*Task*: Would you copy the records below, exactly and only from their first line through the line containing "const freqWithin = [[0,0,1,489]];", without any pictures?

*Given records*:
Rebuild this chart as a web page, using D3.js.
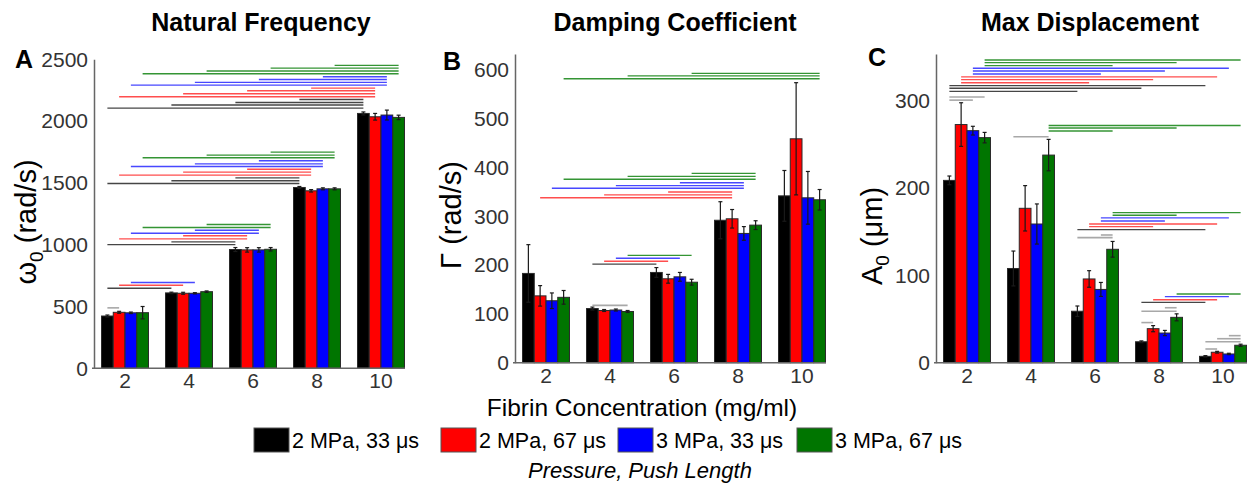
<!DOCTYPE html>
<html><head><meta charset="utf-8">
<script src="https://cdn.jsdelivr.net/npm/d3@7"></script>
<style>body{margin:0;background:#fff}svg{display:block}</style>
</head><body>
<svg id="chart" width="1250" height="485"></svg>
<script>
// ---------- data ----------
const categories = ["2", "4", "6", "8", "10"];
const seriesNames = ["2 MPa, 33 μs", "2 MPa, 67 μs", "3 MPa, 33 μs", "3 MPa, 67 μs"];
const seriesColors = ["#000000", "#ff0000", "#0000ff", "#007500"];
const sigColors = ["#333333", "#ff3b3b", "#3535ff", "#1f8a1f"];

// Panel A: natural frequency (rad/s)
const freqTicks = [0, 500, 1000, 1500, 2000, 2500];
const freqBlack = [423, 610, 961, 1463, 2062];
const freqRed   = [453, 607, 958, 1436, 2035];
const freqBlue  = [449, 607, 958, 1452, 2049];
const freqGreen = [450, 620, 963, 1452, 2030];
const freqErrBlack = [8, 6, 16, 8, 12];
const freqErrRed   = [8, 8, 18, 10, 27];
const freqErrBlue  = [6, 5, 18, 8, 40];
const freqErrGreen = [50, 6, 14, 8, 18];
// [series, fromCategory, toCategory, level]
const freqAcross = [
  [3,3,4,2451],[3,2,4,2429],[3,1,4,2405],[3,0,4,2383],
  [2,3,4,2359],[2,2,4,2337],[2,1,4,2313],[2,0,4,2291],
  [1,3,4,2267],[1,2,4,2246],[1,1,4,2221],[1,0,4,2197],
  [0,3,4,2175],[0,2,4,2151],[0,1,4,2130],[0,0,4,2105],
  [3,2,3,1749],[3,1,3,1725],[3,0,3,1703],
  [2,2,3,1679],[2,1,3,1654],[2,0,3,1633],
  [1,2,3,1611],[1,1,3,1587],[1,0,3,1563],
  [0,2,3,1541],[0,1,3,1517],[0,0,3,1495],
  [3,1,2,1163],[3,0,2,1139],
  [2,1,2,1117],[2,0,2,1093],
  [1,1,2,1072],[1,0,2,1047],
  [0,1,2,1023],[0,0,2,1001],
  [2,0,1,694],[1,0,1,672],[0,0,1,648]
];
// [category, fromSeries, toSeries, level]
const freqWithin = [[0,0,1,489]];

// Panel B: damping coefficient (rad/s)
const dampTicks = [0, 100, 200, 300, 400, 500, 600];
const dampBlack = [183, 111, 185, 292, 342];
const dampRed   = [137, 107, 172, 295, 459];
const dampBlue  = [127, 108, 176, 265, 338];
const dampGreen = [134, 105, 165, 282, 334];
const dampErrBlack = [59, 3, 10, 38, 52];
const dampErrRed   = [21, 2, 9, 19, 115];
const dampErrBlue  = [16, 2, 9, 14, 54];
const dampErrGreen = [14, 2, 6, 9, 21];
const dampAcross = [
  [3,2,4,593],[3,1,4,588],[3,0,4,582],
  [3,2,3,388],[3,1,3,382],[3,0,3,376],
  [2,2,3,369],[2,1,3,363],[2,0,3,357.5],
  [1,2,3,350],[1,1,3,344],[1,0,3,338],
  [3,1,2,220],[2,1,2,214],[1,1,2,208],[0,1,2,202]
];
const dampWithin = [[1,0,3,117.6]];

// Panel C: max displacement (µm)
const dispTicks = [0, 100, 200, 300];
const dispBlack = [209, 108, 59, 24, 7.3];
const dispRed   = [273, 177, 96, 39, 12];
const dispBlue  = [266, 159, 84, 34, 10];
const dispGreen = [258, 238, 130, 52, 20];
const dispErrBlack = [5, 20, 6, 1, 0.8];
const dispErrRed   = [25, 26, 9.5, 3.5, 1];
const dispErrBlue  = [5, 23, 8, 3, 0.8];
const dispErrGreen = [6, 18, 9, 4, 1.2];
const dispAcross = [
  [3,0,4,347],[3,0,3,344],[3,0,2,340.6],
  [2,0,4,337.5],[2,0,3,334.4],[2,0,2,331],
  [1,0,4,327.6],[1,0,3,324.5],[1,0,2,321],
  [0,0,4,317.6],[0,0,3,314.6],[0,0,2,311],
  [3,1,4,272],[3,1,3,269],[3,1,2,265.6],
  [3,2,4,172],[3,2,3,169],[2,2,4,166],[2,2,3,162.5],[1,2,4,159],[1,2,3,156],[0,2,4,152.5],
  [3,3,4,78.8],[2,3,4,75.7],[1,3,4,72.2],[0,3,4,69.2]
];
const dispWithin = [
  [0,0,3,304.6],[0,0,2,301],
  [1,0,3,259],
  [2,2,3,146.4],[2,0,3,143.4],
  [3,2,3,63],[3,0,3,59],[3,0,1,46],
  [4,2,3,31],[4,1,3,27.5],[4,0,3,24],[4,0,1,15.7]
];

// ---------- layout ----------
const FONT = "'Liberation Sans', Arial, Helvetica, sans-serif";
const svg = d3.select("#chart");

const panels = [
  {letter:"A", title:"Natural Frequency", axisX:94, y0:368.3, yTop:59.3, domMax:2500, ticks:freqTicks,
   means:[freqBlack,freqRed,freqBlue,freqGreen], errs:[freqErrBlack,freqErrRed,freqErrBlue,freqErrGreen],
   across:freqAcross, within:freqWithin, ylab:["ω","0"," (rad/s)"], letterPos:[24,68], titleX:261, ylabX:36, ylabY:222},
  {letter:"B", title:"Damping Coefficient", axisX:515, y0:362.7, yTop:54, domMax:600*(362.7-54)/(362.7-70), ticks:dampTicks,
   means:[dampBlack,dampRed,dampBlue,dampGreen], errs:[dampErrBlack,dampErrRed,dampErrBlue,dampErrGreen],
   across:dampAcross, within:dampWithin, ylab:["Γ","",  " (rad/s)"], letterPos:[452,70], titleX:675, ylabX:461, ylabY:215},
  {letter:"C", title:"Max Displacement", axisX:936, y0:362.7, yTop:54, domMax:(362.7-54)/((362.7-101)/300), ticks:dispTicks,
   means:[dispBlack,dispRed,dispBlue,dispGreen], errs:[dispErrBlack,dispErrRed,dispErrBlue,dispErrGreen],
   across:dispAcross, within:dispWithin, ylab:["A","0"," (μm)"], letterPos:[877,66], titleX:1090, ylabX:882, ylabY:236}
];

panels.forEach(p => {
  const g = svg.append("g");
  const x = d3.scaleBand().domain(categories).range([p.axisX - 1, p.axisX + 319])
    .paddingInner(0.266).paddingOuter(0.133);
  const xs = d3.scaleBand().domain(d3.range(4)).range([0, x.bandwidth()]);
  const y = d3.scaleLinear().domain([0, p.domMax]).range([p.y0, p.yTop]);
  const cx = (cat, s) => x(categories[cat]) + xs(s) + xs.bandwidth() / 2;

  // title & letter
  g.append("text").attr("x", p.titleX).attr("y", 31).attr("text-anchor", "middle")
    .attr("font-family", FONT).attr("font-weight", "bold").attr("font-size", 25).attr("fill", "#000")
    .text(p.title);
  g.append("text").attr("x", p.letterPos[0]).attr("y", p.letterPos[1]).attr("text-anchor", "middle")
    .attr("font-family", FONT).attr("font-weight", "bold").attr("font-size", 25).attr("fill", "#000")
    .text(p.letter);

  // bars
  p.means.forEach((vals, s) => {
    g.append("g").selectAll("rect").data(vals).join("rect")
      .attr("x", (d, i) => x(categories[i]) + xs(s))
      .attr("width", xs.bandwidth())
      .attr("y", d => y(d))
      .attr("height", d => y(0) - y(d))
      .attr("fill", seriesColors[s])
      .attr("stroke", "#2a2a2a").attr("stroke-width", 1);
  });
  // error bars
  p.means.forEach((vals, s) => {
    const eg = g.append("g").attr("stroke", "#1a1a1a").attr("stroke-width", 1.2);
    vals.forEach((d, i) => {
      const e = p.errs[s][i];
      const c = cx(i, s);
      eg.append("line").attr("x1", c).attr("x2", c).attr("y1", y(d - e)).attr("y2", y(d + e));
      eg.append("line").attr("x1", c - 2).attr("x2", c + 2).attr("y1", y(d - e)).attr("y2", y(d - e));
      eg.append("line").attr("x1", c - 2).attr("x2", c + 2).attr("y1", y(d + e)).attr("y2", y(d + e));
    });
  });

  // significance lines across concentrations
  g.append("g").selectAll("line").data(p.across).join("line")
    .attr("x1", d => cx(d[1], d[0])).attr("x2", d => cx(d[2], d[0]))
    .attr("y1", d => y(d[3])).attr("y2", d => y(d[3]))
    .attr("stroke", d => sigColors[d[0]]).attr("stroke-width", 1.4).attr("opacity", 0.9);
  // within concentration
  g.append("g").selectAll("line").data(p.within).join("line")
    .attr("x1", d => cx(d[0], d[1])).attr("x2", d => cx(d[0], d[2]))
    .attr("y1", d => y(d[3])).attr("y2", d => y(d[3]))
    .attr("stroke", "#a8a8a8").attr("stroke-width", 1.6);

  // axes
  const ya = g.append("g").attr("transform", `translate(${p.axisX},0)`)
    .call(d3.axisLeft(y).tickValues(p.ticks).tickSize(0).tickPadding(6).tickFormat(d3.format("d")));
  ya.select(".domain").attr("stroke", "#666").attr("stroke-width", 1.5);
  ya.selectAll("text").attr("font-family", FONT).attr("font-size", 21).attr("fill", "#333");
  const xa = g.append("g").attr("transform", `translate(0,${p.y0})`)
    .call(d3.axisBottom(x).tickSize(0).tickPadding(5));
  xa.select(".domain").remove();
  xa.selectAll("text").attr("font-family", FONT).attr("font-size", 21).attr("fill", "#333");
  g.append("line").attr("x1", p.axisX - 2).attr("x2", p.axisX + 311)
    .attr("y1", p.y0).attr("y2", p.y0).attr("stroke", "#666").attr("stroke-width", 1.5);

  // y label
  const yl = g.append("text").attr("transform", `translate(${p.ylabX},${p.ylabY}) rotate(-90)`)
    .attr("text-anchor", "middle").attr("font-family", FONT).attr("font-size", 29).attr("fill", "#000");
  yl.append("tspan").text(p.ylab[0]);
  if (p.ylab[1]) yl.append("tspan").attr("font-size", 19).attr("dy", 7).text(p.ylab[1]);
  yl.append("tspan").attr("dy", p.ylab[1] ? -7 : 0).text(p.ylab[2]);
});

// x title
svg.append("text").attr("x", 642).attr("y", 416).attr("text-anchor", "middle")
  .attr("font-family", FONT).attr("font-size", 24.5).attr("fill", "#000")
  .text("Fibrin Concentration (mg/ml)");

// legend
const legendX = [254, 441, 618, 797];
const lg = svg.append("g");
seriesNames.forEach((n, i) => {
  lg.append("rect").attr("x", legendX[i]).attr("y", 428).attr("width", 35).attr("height", 24)
    .attr("fill", seriesColors[i]).attr("stroke", "#555").attr("stroke-width", 1);
  lg.append("text").attr("x", legendX[i] + 38).attr("y", 448).attr("font-family", FONT)
    .attr("font-size", 21.5).attr("fill", "#000").text(n);
});
svg.append("text").attr("x", 640).attr("y", 478).attr("text-anchor", "middle")
  .attr("font-family", FONT).attr("font-style", "italic").attr("font-size", 22).attr("fill", "#000")
  .text("Pressure, Push Length");
</script>
</body></html>
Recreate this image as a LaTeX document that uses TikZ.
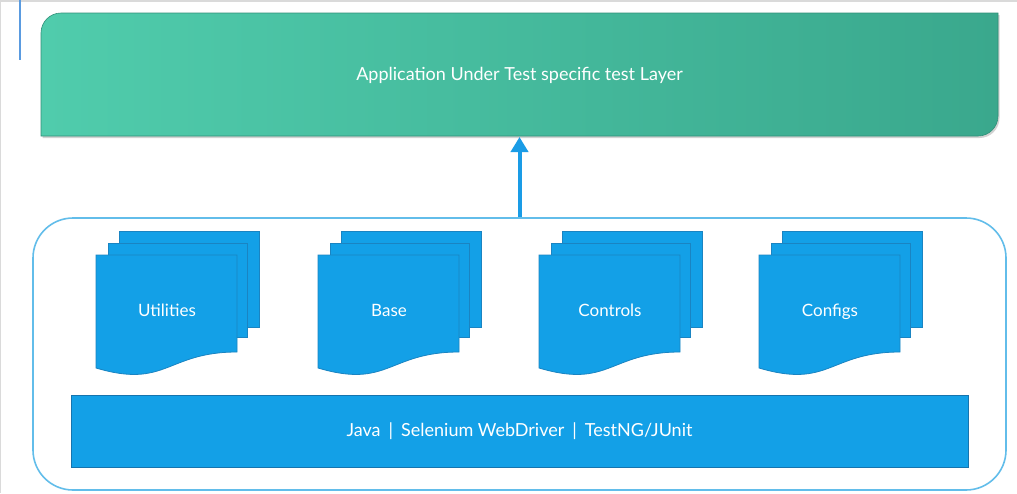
\documentclass[tikz,border=0pt]{standalone}
\usepackage{fontspec}
\setmainfont{Lato}
\usetikzlibrary{arrows.meta,shadows}
\definecolor{tealL}{HTML}{50CCAC}
\definecolor{tealD}{HTML}{3AA88D}
\definecolor{docfill}{HTML}{13A0E7}
\definecolor{docline}{HTML}{1A84C2}
\definecolor{barline}{HTML}{1674AE}
\definecolor{frameblue}{HTML}{62BDEA}
\definecolor{arrowblue}{HTML}{1A9CE6}
\definecolor{edgegray}{HTML}{DADADA}
\definecolor{markblue}{HTML}{5A9BE0}
\tikzset{
  sheet/.style={fill=docfill, draw=docline, line width=0.8pt},
  doclabel/.style={text=white, font=\fontsize{17}{20}\selectfont, text height=12pt, text depth=3pt},
  framebox/.style={draw=frameblue, line width=1.6pt, rounded corners=40pt, fill=none},
  barbox/.style={fill=docfill, draw=barline, line width=0.8pt, text=white, font=\fontsize{18}{21}\selectfont},
  uparrow/.style={draw=arrowblue, line width=4pt, -{Triangle[width=17pt,length=15pt]}},
}
\newcommand{\docstack}[3]{%
  \path[sheet] (#1+23,231) rectangle (#1+163,327);
  \path[sheet] (#1+12,243) rectangle (#1+151,337);
  \path[sheet] (#1,255) -- (#1+141,255) -- (#1+141,352)
     .. controls (#1+70.5,352) and (#1+70.5,389) .. (#1,368) -- cycle;
  \node[doclabel] (#2) at (#1+71,312) {#3};
}
\begin{document}
\begin{tikzpicture}[x=1pt,y=-1pt]
\useasboundingbox (0,0) rectangle (1017,493);
\fill[white] (0,0) rectangle (1017,493);
% screenshot edges
\draw[edgegray, line width=2pt] (0,1) -- (1017,1);
\draw[edgegray, line width=1pt] (0.5,0) -- (0.5,493);
\draw[markblue, line width=1.5pt] (20,0) -- (20,60);
% top layer
\path[left color=tealL, right color=tealD, draw=tealD!85!black, line width=0.6pt,
      drop shadow={shadow xshift=1.5pt, shadow yshift=-2pt, opacity=0.35}]
  (41,136) -- (41,33) .. controls (41,21.95) and (49.95,13) .. (61,13)
  -- (998,13) -- (998,116) .. controls (998,127.05) and (989.05,136) .. (978,136) -- cycle;
\node[text=white, font=\fontsize{18}{21}\selectfont] (aut) at (519.5,75) {Application Under Test specific test Layer};
\coordinate (autbottom) at (519.5,137);
% framework container
\node[framebox, minimum width=973pt, minimum height=272pt, inner sep=0pt] (frame) at (519.5,354) {};
\draw[uparrow] (frame.north) -- (autbottom);
% document stacks
\docstack{96}{util}{Utilities}
\docstack{318}{base}{Base}
\docstack{539}{ctrl}{Controls}
\docstack{759}{conf}{Configs}
% bottom bar
\node[barbox, minimum width=897pt, minimum height=72pt, inner sep=0pt] (bar) at (519.5,431.5)
  {Java\hspace{8pt}|\hspace{8pt}Selenium WebDriver\hspace{8pt}|\hspace{8pt}TestNG/JUnit};
\end{tikzpicture}
\end{document}
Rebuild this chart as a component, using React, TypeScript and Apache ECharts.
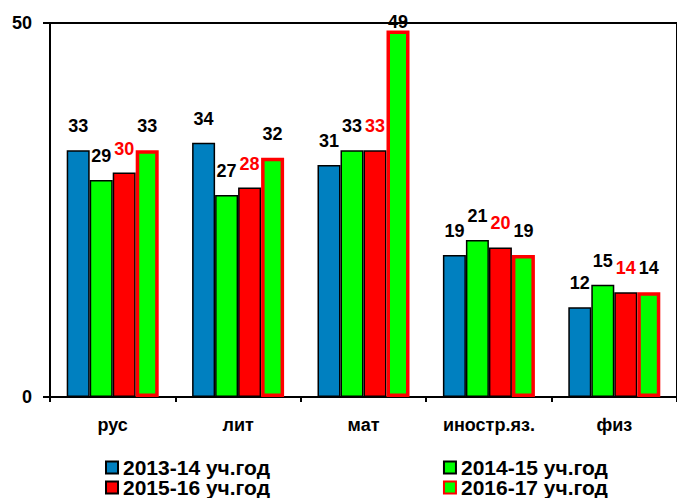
import React, { useEffect, useRef } from "react";
import * as echarts from "echarts";

const categories = ["рус", "лит", "мат", "иностр.яз.", "физ"];
const seriesNames = ["2013-14 уч.год", "2014-15 уч.год", "2015-16 уч.год", "2016-17 уч.год"];
const s2013 = [33, 34, 31, 19, 12];
const s2014 = [29, 27, 33, 21, 15];
const s2015 = [30, 28, 33, 20, 14];
const s2016 = [33, 32, 49, 19, 14];
const yTicks = [0, 50];

const FONT = "'Liberation Sans', Arial, sans-serif";

export default function App() {
  const ref = useRef<HTMLDivElement>(null);
  useEffect(() => {
    if (!ref.current) return;
    const chart = echarts.init(ref.current, undefined, { renderer: "svg" });
    const mkLabel = (color: string) => ({
      show: true,
      position: "top",
      distance: 15,
      color,
      fontFamily: FONT,
      fontWeight: "bold",
      fontSize: 18,
    });
    const styles = [
      { color: "#0080C0", borderColor: "#000", borderWidth: 1.5 },
      { color: "#00FF00", borderColor: "#000", borderWidth: 1.5 },
      { color: "#FF0000", borderColor: "#000", borderWidth: 1.5 },
      { color: "#00FF00", borderColor: "#FF0000", borderWidth: 3.5 },
    ];
    const data = [s2013, s2014, s2015, s2016];
    const labelColors = ["#000", "#000", "#FF0000", "#000"];
    const yMax = yTicks[1];
    // labels of bars reaching near the top of the plot sit lower so they stay inside
    const buildData = (arr: number[]) =>
      arr.map((v) => (v > yMax - 3 ? { value: v, label: { distance: -1 } } : v));
    const legendCommon = {
      left: 100,
      icon: "rect",
      itemWidth: 12,
      itemHeight: 12,
      itemGap: 173,
      textStyle: { fontFamily: FONT, fontWeight: "bold", fontSize: 21, color: "#000" },
      selectedMode: false,
    };
    chart.setOption({
      animation: false,
      backgroundColor: "#fff",
      grid: {
        left: 50,
        top: 23,
        width: 632,
        height: 374,
        show: true,
        borderColor: "#000",
        borderWidth: 2,
      },
      legend: [
        { ...legendCommon, top: 452, data: [seriesNames[0], seriesNames[1]] },
        { ...legendCommon, top: 472, data: [seriesNames[2], seriesNames[3]] },
      ],
      xAxis: {
        type: "category",
        data: categories,
        axisLine: { lineStyle: { color: "#000", width: 2 } },
        axisTick: { show: true, length: 5, lineStyle: { color: "#000", width: 2 } },
        axisLabel: {
          margin: 19,
          color: "#000",
          fontFamily: FONT,
          fontWeight: "bold",
          fontSize: 18,
        },
      },
      yAxis: {
        type: "value",
        min: yTicks[0],
        max: yTicks[1],
        interval: 50,
        splitLine: { show: false },
        axisLine: { show: true, lineStyle: { color: "#000", width: 2 } },
        axisTick: { show: true, length: 7, lineStyle: { color: "#000", width: 2 } },
        axisLabel: {
          margin: 18,
          color: "#000",
          fontFamily: FONT,
          fontWeight: "bold",
          fontSize: 18,
        },
      },
      series: seriesNames.map((name, i) => ({
        name,
        type: "bar",
        data: buildData(data[i]),
        barWidth: 23,
        barGap: "0%",
        itemStyle: styles[i],
        label: mkLabel(labelColors[i]),
      })),
    });
    return () => chart.dispose();
  }, []);
  return (
    <div
      ref={ref}
      style={{ position: "fixed", left: 0, top: 0, width: 677, height: 498, background: "#fff" }}
    />
  );
}
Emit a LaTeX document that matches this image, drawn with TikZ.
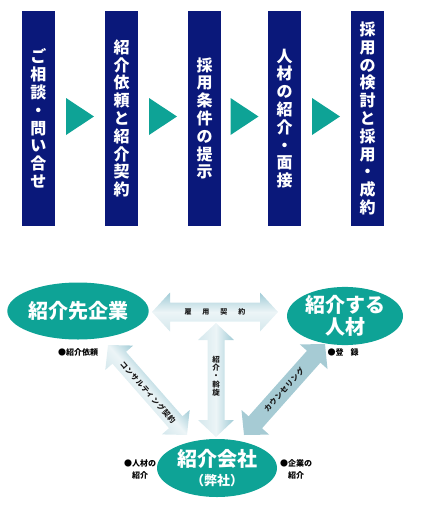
\documentclass[tikz,border=0pt]{standalone}
\usepackage{fontspec}
\setmainfont{Noto Sans CJK JP}
\usetikzlibrary{calc,shapes.geometric}
\definecolor{navy}{RGB}{10,24,122}
\definecolor{tealc}{RGB}{14,163,150}
\definecolor{arrblue}{RGB}{160,203,214}
\definecolor{arrdark}{RGB}{166,203,212}
\definecolor{lblc}{RGB}{25,25,25}
% double arrow between two named coordinates
\newcommand\dblarr[6]{%
  \path ($(#2)-(#1)$); \pgfgetlastxy{\arrdx}{\arrdy}%
  \pgfmathsetmacro\arrlen{veclen(\arrdx,\arrdy)}%
  \pgfmathsetmacro\arrang{atan2(\arrdy,\arrdx)}%
  \begin{scope}[transform canvas={shift={(#1)},rotate=\arrang}]
    \shade[#6] (0,0) -- (#5,#4) -- (#5,#3) -- (\arrlen-#5,#3) -- (\arrlen-#5,#4)
      -- (\arrlen,0) -- (\arrlen-#5,-#4) -- (\arrlen-#5,-#3) -- (#5,-#3) -- (#5,-#4) -- cycle;
  \end{scope}}
\begin{document}
\begin{tikzpicture}[x=1pt,y=-1pt,
  bar/.style={fill=navy,text=white,minimum width=33pt,minimum height=215pt,inner sep=0pt,
    align=center,font=\fontsize{16}{17.8}\selectfont\bfseries},
  tri/.style={fill=tealc},
  oval/.style={ellipse,fill=tealc,text=white,inner sep=0pt,align=center,
    font=\fontsize{20}{22}\selectfont\bfseries},
  lbl/.style={text=lblc,font=\fontsize{8}{8.4}\selectfont\bfseries,inner sep=0pt,align=center},
  dlbl/.style={lbl,font=\fontsize{7.4}{8}\selectfont\bfseries\addfontfeature{LetterSpace=9}},
  note/.style={text=black,font=\fontsize{8}{12}\selectfont\bfseries,inner sep=0pt,align=left},
  lightarr/.style={top color=arrblue,bottom color=arrblue!45!white,middle color=white!80!arrblue},
  darkarr/.style={top color=arrdark,bottom color=arrdark},
]
\useasboundingbox (0,0) rectangle (429,517);

% ---- process flow ----
\node[bar] (b1) at (38.5,118.5) {ご\\相\\談\\・\\問\\い\\合\\せ};
\node[bar] (b2) at (121.5,118.5) {紹\\介\\依\\頼\\と\\紹\\介\\契\\約};
\node[bar] (b3) at (204.5,118.5) {採\\用\\条\\件\\の\\提\\示};
\node[bar] (b4) at (284.5,118.5) {人\\材\\の\\紹\\介\\・\\面\\接};
\node[bar] (b5) at (367.5,118.5) {採\\用\\の\\検\\討\\と\\採\\用\\・\\成\\約};

\foreach \a/\b/\n in {b1/b2/t1,b2/b3/t2,b3/b4/t3,b4/b5/t4}{
  \coordinate (\n) at ($(\a.east)!.5!(\b.west)+(0,-2)$);
  \fill[tri] ($(\n)+(-14,-18.5)$) -- ($(\n)+(14,0)$) -- ($(\n)+(-14,18.5)$) -- cycle;
}

% ---- relation diagram ----
\coordinate (h1) at (152,312); \coordinate (h2) at (278,312);
\coordinate (v1) at (216,323); \coordinate (v2) at (216,437);
\coordinate (l1) at (108,345); \coordinate (l2) at (187,435);
\coordinate (r1) at (244,435); \coordinate (r2) at (325,344);

\dblarr{v1}{v2}{8.5}{18}{17}{lightarr}
\dblarr{h1}{h2}{9.5}{19.5}{18}{lightarr}
\dblarr{l1}{l2}{9}{18.5}{17}{lightarr}
\dblarr{r1}{r2}{9}{18.5}{17}{darkarr}

\node[oval,minimum width=114pt,minimum height=57pt] (firm) at (78,311) {紹介先企業};
\node[oval,minimum width=116pt,minimum height=58pt] (talent) at (345,316) {紹介する\\人材};
\node[oval,minimum width=120pt,minimum height=58pt] (agency) at (217,468)
  {紹介会社\\[-3pt]{\fontsize{13}{15}\selectfont （弊社）}};

\node[lbl,font=\fontsize{7}{8}\selectfont\bfseries] (hl) at ($(h1)!.5!(h2)$)
  {雇\hspace{11pt}用\hspace{11pt}契\hspace{11pt}約};
\node[lbl,font=\fontsize{7.5}{8.4}\selectfont\bfseries] (vl) at (216,376) {紹\\介\\・\\斡\\旋};
\node[dlbl,rotate=-48.7] (ll) at (148,392) {コンサルティング契約};
\node[dlbl,rotate=48.3] (rl) at (284,390) {カウンセリング};

\node[note] (n1) at (78,352) {●紹介依頼};
\node[note] (n2) at (343,352) {●登\hspace{7pt}録};
\node[note] (n3) at (140,469) {●人材の\\\phantom{●}紹介};
\node[note] (n4) at (296,469) {●企業の\\\phantom{●}紹介};
\end{tikzpicture}
\end{document}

*Exercise answer*:
Rebuild this chart as a web page, using D3.js.
<!DOCTYPE html>
<html><head><meta charset="utf-8">
<script src="https://cdn.jsdelivr.net/npm/d3@7"></script>
<style>body{margin:0;background:#fff}svg{display:block}</style>
</head><body>
<svg id="chart" width="1250" height="485"></svg>
<script>
// ---------- data ----------
const categories = ["2", "4", "6", "8", "10"];
const seriesNames = ["2 MPa, 33 μs", "2 MPa, 67 μs", "3 MPa, 33 μs", "3 MPa, 67 μs"];
const seriesColors = ["#000000", "#ff0000", "#0000ff", "#007500"];
const sigColors = ["#333333", "#ff3b3b", "#3535ff", "#1f8a1f"];

// Panel A: natural frequency (rad/s)
const freqTicks = [0, 500, 1000, 1500, 2000, 2500];
const freqBlack = [423, 610, 961, 1463, 2062];
const freqRed   = [453, 607, 958, 1436, 2035];
const freqBlue  = [449, 607, 958, 1452, 2049];
const freqGreen = [450, 620, 963, 1452, 2030];
const freqErrBlack = [8, 6, 16, 8, 12];
const freqErrRed   = [8, 8, 18, 10, 27];
const freqErrBlue  = [6, 5, 18, 8, 40];
const freqErrGreen = [50, 6, 14, 8, 18];
// [series, fromCategory, toCategory, level]
const freqAcross = [
  [3,3,4,2451],[3,2,4,2429],[3,1,4,2405],[3,0,4,2383],
  [2,3,4,2359],[2,2,4,2337],[2,1,4,2313],[2,0,4,2291],
  [1,3,4,2267],[1,2,4,2246],[1,1,4,2221],[1,0,4,2197],
  [0,3,4,2175],[0,2,4,2151],[0,1,4,2130],[0,0,4,2105],
  [3,2,3,1749],[3,1,3,1725],[3,0,3,1703],
  [2,2,3,1679],[2,1,3,1654],[2,0,3,1633],
  [1,2,3,1611],[1,1,3,1587],[1,0,3,1563],
  [0,2,3,1541],[0,1,3,1517],[0,0,3,1495],
  [3,1,2,1163],[3,0,2,1139],
  [2,1,2,1117],[2,0,2,1093],
  [1,1,2,1072],[1,0,2,1047],
  [0,1,2,1023],[0,0,2,1001],
  [2,0,1,694],[1,0,1,672],[0,0,1,648]
];
// [category, fromSeries, toSeries, level]
const freqWithin = [[0,0,1,489]];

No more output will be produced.